** WHAT THE EXERCISE ASKS **
Using the records below, copy exactly the part that opens with the line holding "Convert this chart to Chart.js code." and closes with the line holding "const yTicks = [0, 10, 20, 30, 40, 50, 60];", minus the pictures.
*** EXTRACTED INFORMATION
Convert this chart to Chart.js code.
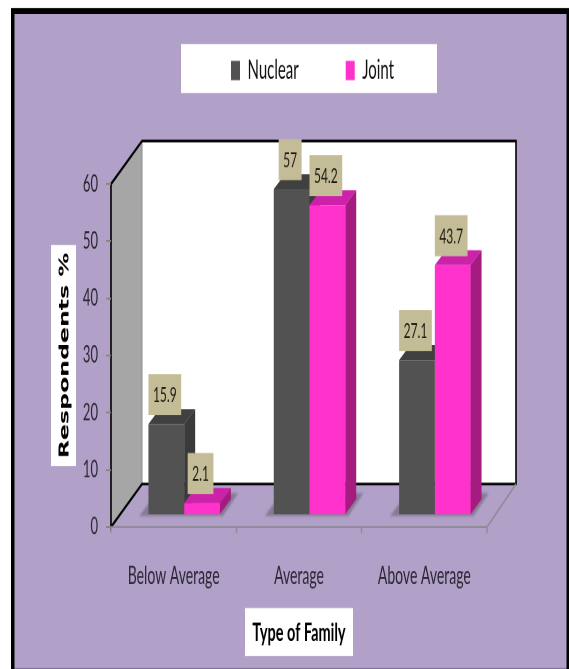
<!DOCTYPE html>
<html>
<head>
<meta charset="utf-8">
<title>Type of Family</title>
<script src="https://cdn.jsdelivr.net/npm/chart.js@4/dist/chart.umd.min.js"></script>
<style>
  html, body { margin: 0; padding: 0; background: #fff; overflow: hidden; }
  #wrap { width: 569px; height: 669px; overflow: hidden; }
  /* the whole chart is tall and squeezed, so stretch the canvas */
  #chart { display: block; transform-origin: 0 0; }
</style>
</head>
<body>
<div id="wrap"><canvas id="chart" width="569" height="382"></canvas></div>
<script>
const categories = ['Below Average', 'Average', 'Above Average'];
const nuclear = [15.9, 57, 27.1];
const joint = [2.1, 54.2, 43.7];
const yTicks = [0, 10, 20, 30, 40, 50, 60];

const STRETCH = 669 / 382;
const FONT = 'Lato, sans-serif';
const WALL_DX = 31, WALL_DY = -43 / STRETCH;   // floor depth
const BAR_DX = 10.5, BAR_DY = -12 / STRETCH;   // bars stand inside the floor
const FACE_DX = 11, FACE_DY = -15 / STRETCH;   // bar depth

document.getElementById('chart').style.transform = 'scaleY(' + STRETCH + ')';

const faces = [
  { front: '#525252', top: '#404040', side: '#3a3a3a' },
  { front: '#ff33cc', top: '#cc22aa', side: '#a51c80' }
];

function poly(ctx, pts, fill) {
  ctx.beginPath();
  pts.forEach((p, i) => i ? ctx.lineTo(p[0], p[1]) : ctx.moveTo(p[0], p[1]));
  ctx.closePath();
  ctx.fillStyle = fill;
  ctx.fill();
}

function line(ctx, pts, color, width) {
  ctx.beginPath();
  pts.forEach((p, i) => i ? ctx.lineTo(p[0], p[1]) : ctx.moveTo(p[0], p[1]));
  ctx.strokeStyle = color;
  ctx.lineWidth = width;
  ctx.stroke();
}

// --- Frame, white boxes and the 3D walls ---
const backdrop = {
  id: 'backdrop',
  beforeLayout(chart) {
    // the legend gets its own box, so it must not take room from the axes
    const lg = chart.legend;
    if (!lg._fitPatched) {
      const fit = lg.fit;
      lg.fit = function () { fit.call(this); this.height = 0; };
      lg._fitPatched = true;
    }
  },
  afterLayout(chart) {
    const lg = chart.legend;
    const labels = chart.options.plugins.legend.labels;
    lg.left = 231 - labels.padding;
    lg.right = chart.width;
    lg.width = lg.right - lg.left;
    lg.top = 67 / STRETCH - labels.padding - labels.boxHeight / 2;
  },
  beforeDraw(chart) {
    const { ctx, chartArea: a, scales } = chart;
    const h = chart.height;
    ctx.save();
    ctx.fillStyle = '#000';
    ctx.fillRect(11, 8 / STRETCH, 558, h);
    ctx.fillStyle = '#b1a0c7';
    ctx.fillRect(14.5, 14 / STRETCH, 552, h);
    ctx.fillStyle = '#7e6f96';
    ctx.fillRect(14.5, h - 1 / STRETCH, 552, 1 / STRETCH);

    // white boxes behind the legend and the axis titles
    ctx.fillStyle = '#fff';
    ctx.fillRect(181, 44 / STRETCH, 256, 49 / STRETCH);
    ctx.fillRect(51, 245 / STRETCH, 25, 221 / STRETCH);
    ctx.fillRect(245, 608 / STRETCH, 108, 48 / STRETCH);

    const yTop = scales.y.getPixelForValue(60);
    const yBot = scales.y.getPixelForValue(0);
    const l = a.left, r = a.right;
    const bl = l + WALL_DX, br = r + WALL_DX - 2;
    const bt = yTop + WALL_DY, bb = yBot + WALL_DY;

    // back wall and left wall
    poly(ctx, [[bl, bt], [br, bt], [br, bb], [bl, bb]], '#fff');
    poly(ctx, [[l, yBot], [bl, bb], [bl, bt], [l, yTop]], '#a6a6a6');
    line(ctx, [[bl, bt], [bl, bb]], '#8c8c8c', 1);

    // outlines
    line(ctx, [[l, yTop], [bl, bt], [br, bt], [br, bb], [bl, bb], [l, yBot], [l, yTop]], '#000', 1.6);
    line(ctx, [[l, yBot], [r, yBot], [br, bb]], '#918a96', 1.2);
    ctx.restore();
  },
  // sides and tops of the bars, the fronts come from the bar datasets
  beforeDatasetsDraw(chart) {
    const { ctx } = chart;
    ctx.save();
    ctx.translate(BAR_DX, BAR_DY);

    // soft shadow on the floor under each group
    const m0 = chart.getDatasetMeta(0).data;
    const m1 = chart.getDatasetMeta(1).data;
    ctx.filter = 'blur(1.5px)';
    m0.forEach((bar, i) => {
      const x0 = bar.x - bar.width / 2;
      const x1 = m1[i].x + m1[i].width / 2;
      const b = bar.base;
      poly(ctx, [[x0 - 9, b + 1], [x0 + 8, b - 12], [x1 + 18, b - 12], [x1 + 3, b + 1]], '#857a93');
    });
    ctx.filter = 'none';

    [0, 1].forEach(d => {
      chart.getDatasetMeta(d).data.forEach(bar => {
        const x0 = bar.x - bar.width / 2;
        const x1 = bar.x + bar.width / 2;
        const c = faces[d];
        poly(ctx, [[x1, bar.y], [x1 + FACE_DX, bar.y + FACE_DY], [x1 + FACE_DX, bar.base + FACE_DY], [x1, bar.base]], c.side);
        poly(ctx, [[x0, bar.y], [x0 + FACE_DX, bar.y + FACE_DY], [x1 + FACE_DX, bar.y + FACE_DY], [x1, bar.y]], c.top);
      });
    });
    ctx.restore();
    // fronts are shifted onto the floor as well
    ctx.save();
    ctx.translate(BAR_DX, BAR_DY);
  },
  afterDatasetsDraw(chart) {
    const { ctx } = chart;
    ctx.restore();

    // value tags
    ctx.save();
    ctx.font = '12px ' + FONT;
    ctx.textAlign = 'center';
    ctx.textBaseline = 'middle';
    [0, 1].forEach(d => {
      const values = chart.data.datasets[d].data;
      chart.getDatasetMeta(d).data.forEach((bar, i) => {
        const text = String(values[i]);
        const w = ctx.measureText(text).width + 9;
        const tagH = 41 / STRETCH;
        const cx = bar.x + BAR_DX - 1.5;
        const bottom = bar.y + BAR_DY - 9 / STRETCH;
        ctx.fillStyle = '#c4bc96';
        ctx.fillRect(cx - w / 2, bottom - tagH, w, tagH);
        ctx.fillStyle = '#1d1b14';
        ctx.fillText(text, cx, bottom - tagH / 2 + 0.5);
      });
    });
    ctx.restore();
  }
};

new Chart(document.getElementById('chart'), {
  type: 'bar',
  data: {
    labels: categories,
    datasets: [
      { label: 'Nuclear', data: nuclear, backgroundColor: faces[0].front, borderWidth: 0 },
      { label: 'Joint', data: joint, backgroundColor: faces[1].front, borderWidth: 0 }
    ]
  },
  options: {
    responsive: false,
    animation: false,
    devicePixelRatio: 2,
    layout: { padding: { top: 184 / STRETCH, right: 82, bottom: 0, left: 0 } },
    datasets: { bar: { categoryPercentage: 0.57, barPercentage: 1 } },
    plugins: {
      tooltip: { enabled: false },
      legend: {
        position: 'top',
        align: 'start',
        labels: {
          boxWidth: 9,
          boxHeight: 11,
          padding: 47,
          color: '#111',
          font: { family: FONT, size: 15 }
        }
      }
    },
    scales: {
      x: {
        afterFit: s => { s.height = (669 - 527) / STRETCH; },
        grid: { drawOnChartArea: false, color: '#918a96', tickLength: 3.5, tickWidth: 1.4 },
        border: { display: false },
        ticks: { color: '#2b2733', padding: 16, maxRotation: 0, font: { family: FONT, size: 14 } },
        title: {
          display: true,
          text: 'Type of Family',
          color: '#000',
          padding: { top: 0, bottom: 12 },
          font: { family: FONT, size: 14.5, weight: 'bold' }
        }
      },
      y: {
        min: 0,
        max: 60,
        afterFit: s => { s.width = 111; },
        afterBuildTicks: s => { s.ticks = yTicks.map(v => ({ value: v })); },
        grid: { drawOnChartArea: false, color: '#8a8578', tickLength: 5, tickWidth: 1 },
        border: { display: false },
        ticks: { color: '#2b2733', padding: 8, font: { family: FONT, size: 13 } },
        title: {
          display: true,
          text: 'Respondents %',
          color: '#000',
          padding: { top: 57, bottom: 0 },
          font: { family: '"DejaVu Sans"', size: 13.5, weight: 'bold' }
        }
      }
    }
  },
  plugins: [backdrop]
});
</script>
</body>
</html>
******
*** EXTRACTED INFORMATION
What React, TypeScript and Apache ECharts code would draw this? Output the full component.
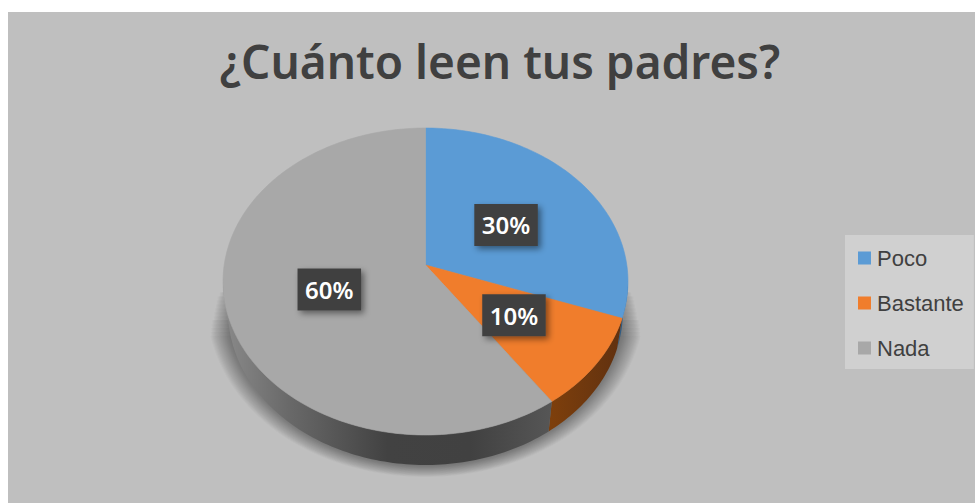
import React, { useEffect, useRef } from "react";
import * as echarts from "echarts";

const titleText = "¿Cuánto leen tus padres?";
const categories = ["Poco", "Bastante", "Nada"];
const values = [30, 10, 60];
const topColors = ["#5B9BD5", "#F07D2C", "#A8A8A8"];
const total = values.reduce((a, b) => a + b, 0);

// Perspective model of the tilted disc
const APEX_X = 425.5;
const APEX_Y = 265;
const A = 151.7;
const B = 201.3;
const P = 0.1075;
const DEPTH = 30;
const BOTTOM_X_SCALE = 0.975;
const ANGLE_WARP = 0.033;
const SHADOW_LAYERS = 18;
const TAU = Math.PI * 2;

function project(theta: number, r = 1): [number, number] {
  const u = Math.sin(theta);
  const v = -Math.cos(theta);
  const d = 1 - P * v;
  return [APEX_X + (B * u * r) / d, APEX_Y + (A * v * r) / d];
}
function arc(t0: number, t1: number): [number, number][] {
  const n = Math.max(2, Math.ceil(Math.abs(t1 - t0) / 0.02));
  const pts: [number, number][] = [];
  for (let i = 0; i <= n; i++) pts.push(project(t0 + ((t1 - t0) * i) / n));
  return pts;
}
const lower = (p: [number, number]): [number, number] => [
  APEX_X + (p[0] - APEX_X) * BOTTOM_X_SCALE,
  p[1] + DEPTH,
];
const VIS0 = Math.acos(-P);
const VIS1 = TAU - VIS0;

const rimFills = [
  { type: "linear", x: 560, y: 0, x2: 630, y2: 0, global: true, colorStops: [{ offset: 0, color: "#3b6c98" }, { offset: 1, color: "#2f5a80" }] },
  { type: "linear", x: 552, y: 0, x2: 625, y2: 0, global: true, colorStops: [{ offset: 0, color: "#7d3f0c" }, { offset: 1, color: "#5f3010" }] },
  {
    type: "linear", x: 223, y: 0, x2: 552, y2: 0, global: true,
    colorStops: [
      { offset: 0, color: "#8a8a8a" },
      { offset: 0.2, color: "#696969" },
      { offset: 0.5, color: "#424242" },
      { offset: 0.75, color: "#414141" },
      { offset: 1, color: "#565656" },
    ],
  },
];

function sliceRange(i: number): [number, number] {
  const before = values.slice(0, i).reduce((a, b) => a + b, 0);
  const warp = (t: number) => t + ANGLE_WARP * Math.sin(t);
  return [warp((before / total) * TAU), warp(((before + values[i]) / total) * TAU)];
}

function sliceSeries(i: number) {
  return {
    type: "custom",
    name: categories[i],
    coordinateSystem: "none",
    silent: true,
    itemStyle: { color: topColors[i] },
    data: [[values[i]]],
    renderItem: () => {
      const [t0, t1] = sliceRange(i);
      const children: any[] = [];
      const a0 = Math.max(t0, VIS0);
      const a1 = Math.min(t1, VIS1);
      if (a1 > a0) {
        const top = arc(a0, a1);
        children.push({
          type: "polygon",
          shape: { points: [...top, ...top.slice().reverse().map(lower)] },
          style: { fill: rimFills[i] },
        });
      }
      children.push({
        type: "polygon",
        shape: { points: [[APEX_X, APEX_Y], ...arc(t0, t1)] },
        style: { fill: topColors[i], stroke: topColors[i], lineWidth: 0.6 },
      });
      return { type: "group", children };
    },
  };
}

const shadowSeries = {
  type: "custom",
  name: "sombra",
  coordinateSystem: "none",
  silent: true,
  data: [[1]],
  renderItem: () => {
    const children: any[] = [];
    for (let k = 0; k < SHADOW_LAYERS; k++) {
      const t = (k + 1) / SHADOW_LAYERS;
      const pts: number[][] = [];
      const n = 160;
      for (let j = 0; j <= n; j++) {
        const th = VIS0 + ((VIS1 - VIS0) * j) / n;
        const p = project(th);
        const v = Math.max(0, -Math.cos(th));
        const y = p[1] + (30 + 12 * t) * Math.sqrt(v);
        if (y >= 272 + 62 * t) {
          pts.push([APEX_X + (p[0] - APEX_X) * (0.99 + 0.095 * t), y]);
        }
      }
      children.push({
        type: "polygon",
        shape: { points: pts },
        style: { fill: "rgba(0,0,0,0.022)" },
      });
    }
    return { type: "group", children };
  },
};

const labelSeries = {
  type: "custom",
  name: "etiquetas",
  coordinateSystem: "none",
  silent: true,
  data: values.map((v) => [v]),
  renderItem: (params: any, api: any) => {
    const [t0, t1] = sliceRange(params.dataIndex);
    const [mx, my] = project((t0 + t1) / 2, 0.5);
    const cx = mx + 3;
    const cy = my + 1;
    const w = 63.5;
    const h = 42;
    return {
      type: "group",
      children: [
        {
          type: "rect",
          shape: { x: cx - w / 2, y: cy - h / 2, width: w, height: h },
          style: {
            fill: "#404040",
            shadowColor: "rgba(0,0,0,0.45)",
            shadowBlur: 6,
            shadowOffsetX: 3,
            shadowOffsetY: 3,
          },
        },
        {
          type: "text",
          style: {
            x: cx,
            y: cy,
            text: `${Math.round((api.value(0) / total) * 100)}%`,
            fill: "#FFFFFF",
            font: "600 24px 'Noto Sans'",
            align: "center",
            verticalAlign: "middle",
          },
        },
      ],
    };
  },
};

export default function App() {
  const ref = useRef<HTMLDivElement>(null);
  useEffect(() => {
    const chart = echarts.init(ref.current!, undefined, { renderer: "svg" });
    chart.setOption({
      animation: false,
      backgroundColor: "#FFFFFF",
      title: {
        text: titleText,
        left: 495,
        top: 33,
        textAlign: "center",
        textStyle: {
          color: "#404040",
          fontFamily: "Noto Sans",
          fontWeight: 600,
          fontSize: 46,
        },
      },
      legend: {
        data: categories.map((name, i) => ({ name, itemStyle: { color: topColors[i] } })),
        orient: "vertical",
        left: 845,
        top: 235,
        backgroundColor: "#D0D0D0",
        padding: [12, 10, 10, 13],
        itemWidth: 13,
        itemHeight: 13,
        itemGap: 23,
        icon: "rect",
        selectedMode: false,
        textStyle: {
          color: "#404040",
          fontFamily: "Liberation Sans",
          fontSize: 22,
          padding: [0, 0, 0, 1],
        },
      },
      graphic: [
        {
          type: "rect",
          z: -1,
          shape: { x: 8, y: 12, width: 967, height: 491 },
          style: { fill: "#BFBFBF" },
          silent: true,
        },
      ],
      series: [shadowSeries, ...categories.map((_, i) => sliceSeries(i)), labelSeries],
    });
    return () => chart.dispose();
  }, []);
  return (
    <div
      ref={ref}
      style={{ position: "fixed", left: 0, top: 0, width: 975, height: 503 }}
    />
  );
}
******
** COMPLETED TASK **
Convert this chart to Chart.js code.
<!DOCTYPE html>
<html>
<head>
<meta charset="utf-8">
<title>Type of Family</title>
<script src="https://cdn.jsdelivr.net/npm/chart.js@4/dist/chart.umd.min.js"></script>
<style>
  html, body { margin: 0; padding: 0; background: #fff; overflow: hidden; }
  #wrap { width: 569px; height: 669px; overflow: hidden; }
  /* the whole chart is tall and squeezed, so stretch the canvas */
  #chart { display: block; transform-origin: 0 0; }
</style>
</head>
<body>
<div id="wrap"><canvas id="chart" width="569" height="382"></canvas></div>
<script>
const categories = ['Below Average', 'Average', 'Above Average'];
const nuclear = [15.9, 57, 27.1];
const joint = [2.1, 54.2, 43.7];
const yTicks = [0, 10, 20, 30, 40, 50, 60];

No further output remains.